On the last day of school there was a talent show, yearbook signing, and a drawing. After the talent show, some friends and I gathered up on the auditorium stage. No one was there but us. Two of our friends were on guitars, and two others were up in the sound booth; DJ-ing and putting on a light show. It was a relaxing (if you could call it that) time to look back on the past three years and....... well.......


... dance. :)




..and eat a little end-of-the-year-celebration-cake. :)


..and play some face game..


Steven and Anton at the talent show.




Malia and Pierce dancing it up at the talent show.

After school, my dad picked me up and we headed over to the hospital to get x-rays for my back. It's been giving me a hard time lately and for a week or so the pain was almost unbearable. I was actually kind of excited to get the x-rays, until I got the news that it wasn't the only thing I was getting at the hospital. "You have to get blood work, too." said Dad. "Whoa whoa whoa.. That means I have to get blood drawn, right?" I replied. "Well, yeah." he said. "Oh just kidding then! My back is FINE!!" Yeah.. that didn't work.

My heart skipped a beat.. or two. Fear crept into my body. I hate needles. I hate shots. I cry every time I have to get one. I've never gotten blood drawn before, but I've heard tons of horror stories. Ugh.. I cried. For a long time. I kept trying to meditate to get myself to calm down.. and it kind of worked. It worked until I was sitting in the chair and the phlebotomist entered the room.. then I lost it. I started hyperventilating. My eyes welled up with tears. The nurse tried to get me to calm down by talking to me about school. I closed my eyes and continued talking with her while the needle went into my skin. We sat there talking for what seemed like an eternity. When it was finally over, I opened my eyes. I was dizzy. Everything was blurry and black. The noise from my Mom's voice and the TV in the waiting room rang through my ears. I was told to put my head down and wait until I felt better. I really thought I was going to pass out or something, but after two cups of water and 10 minutes, I was okay again. When I got up I was still a little dizzy, but I could walk.

I got home later, and my friend Joey came over to visit. I hadn't seen him in a while, so I was pretty happy that we got to hang out. But what made me even happier is that he brought me something......
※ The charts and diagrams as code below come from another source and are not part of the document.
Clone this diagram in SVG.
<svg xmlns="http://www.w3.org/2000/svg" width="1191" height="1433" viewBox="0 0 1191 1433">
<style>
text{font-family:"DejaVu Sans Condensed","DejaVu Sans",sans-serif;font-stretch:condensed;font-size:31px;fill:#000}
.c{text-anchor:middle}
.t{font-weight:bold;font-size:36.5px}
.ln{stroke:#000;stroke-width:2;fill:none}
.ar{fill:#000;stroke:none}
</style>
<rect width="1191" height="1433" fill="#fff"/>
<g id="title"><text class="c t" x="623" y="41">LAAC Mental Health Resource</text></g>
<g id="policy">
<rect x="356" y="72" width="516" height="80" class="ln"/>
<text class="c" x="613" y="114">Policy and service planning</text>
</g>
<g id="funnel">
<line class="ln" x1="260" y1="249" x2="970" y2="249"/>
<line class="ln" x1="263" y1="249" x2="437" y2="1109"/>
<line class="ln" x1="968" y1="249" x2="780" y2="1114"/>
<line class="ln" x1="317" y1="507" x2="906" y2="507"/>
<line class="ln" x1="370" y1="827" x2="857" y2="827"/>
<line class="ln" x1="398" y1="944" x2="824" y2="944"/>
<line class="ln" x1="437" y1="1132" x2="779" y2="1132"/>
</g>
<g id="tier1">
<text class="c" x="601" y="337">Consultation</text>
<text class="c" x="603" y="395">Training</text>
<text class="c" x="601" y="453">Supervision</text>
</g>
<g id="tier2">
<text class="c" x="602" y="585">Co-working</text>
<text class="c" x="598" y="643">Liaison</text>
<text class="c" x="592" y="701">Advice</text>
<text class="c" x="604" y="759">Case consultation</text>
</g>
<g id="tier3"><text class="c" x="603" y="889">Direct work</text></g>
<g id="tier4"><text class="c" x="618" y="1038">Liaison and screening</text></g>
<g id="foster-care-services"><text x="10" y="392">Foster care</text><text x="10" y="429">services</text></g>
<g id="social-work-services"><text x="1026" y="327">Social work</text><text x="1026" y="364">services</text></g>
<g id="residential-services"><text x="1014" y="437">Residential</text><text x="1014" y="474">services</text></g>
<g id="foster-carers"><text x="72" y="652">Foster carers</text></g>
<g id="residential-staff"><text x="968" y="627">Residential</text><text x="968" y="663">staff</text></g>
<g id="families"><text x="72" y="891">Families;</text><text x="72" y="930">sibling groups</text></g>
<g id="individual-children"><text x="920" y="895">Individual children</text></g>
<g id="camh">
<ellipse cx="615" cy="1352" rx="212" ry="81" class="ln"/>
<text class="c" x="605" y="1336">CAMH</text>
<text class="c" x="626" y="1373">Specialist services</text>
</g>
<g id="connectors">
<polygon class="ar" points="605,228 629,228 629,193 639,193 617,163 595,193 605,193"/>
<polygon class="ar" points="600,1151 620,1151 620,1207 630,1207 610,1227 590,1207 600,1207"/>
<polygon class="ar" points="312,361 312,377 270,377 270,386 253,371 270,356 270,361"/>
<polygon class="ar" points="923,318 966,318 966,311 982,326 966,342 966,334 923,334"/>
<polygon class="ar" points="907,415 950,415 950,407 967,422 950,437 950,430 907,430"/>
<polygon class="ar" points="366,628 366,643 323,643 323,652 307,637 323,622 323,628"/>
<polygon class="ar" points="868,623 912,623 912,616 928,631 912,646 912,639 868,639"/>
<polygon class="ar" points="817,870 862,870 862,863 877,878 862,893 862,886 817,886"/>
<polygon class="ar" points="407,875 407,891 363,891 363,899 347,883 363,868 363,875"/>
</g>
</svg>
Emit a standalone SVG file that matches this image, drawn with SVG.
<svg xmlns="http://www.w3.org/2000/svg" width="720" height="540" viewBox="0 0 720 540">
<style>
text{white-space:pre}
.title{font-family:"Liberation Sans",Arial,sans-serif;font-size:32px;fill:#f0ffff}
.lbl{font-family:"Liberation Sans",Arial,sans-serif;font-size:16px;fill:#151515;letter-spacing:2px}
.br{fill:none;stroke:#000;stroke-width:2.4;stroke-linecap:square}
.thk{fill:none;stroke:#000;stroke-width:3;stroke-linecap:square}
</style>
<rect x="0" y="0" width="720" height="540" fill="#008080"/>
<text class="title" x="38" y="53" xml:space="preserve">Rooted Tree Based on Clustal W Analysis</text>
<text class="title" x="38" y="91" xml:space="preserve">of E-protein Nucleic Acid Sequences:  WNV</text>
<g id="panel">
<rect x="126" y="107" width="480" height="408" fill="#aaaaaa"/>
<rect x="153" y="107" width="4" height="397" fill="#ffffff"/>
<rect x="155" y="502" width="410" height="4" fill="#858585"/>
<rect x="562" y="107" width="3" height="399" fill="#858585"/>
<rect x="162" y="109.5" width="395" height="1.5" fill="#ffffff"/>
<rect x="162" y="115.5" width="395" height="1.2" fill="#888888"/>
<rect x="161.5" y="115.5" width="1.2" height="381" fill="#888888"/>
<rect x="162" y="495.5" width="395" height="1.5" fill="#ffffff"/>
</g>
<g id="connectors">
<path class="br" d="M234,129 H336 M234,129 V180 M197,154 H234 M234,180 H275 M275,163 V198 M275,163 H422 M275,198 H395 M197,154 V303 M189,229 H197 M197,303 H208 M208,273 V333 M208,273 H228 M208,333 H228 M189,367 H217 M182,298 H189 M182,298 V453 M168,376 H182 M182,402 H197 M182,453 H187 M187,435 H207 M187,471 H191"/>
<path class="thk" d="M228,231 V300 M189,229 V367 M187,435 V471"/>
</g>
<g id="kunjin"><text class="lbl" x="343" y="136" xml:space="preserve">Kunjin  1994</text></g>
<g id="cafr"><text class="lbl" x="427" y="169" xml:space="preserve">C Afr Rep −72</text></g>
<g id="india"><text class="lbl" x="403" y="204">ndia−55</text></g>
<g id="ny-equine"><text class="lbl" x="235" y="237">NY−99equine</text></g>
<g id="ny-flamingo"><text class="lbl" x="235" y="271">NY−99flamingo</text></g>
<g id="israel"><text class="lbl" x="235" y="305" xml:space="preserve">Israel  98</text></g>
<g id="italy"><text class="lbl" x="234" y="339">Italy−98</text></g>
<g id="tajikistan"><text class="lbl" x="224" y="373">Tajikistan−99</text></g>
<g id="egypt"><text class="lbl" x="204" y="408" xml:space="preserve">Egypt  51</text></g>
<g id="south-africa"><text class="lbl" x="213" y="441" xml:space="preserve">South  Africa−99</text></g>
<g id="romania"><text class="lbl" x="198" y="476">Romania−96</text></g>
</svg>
PHOTOSHOP CS4!!!! woooooo!! And even better.. It's compatible with Topaz Adjust! Ahh, I've been wanting that program for a long time. I probably seem really nerdy right now :) but this program is so cool! If you don't believe me, search it on google! It has some example images on the website where it shows before and after.. It's pretty cool :). I'll be having a lot of fun with it this summer.. But I'll still be using www.picnik.com a lot as well, for I'm more familiar with it.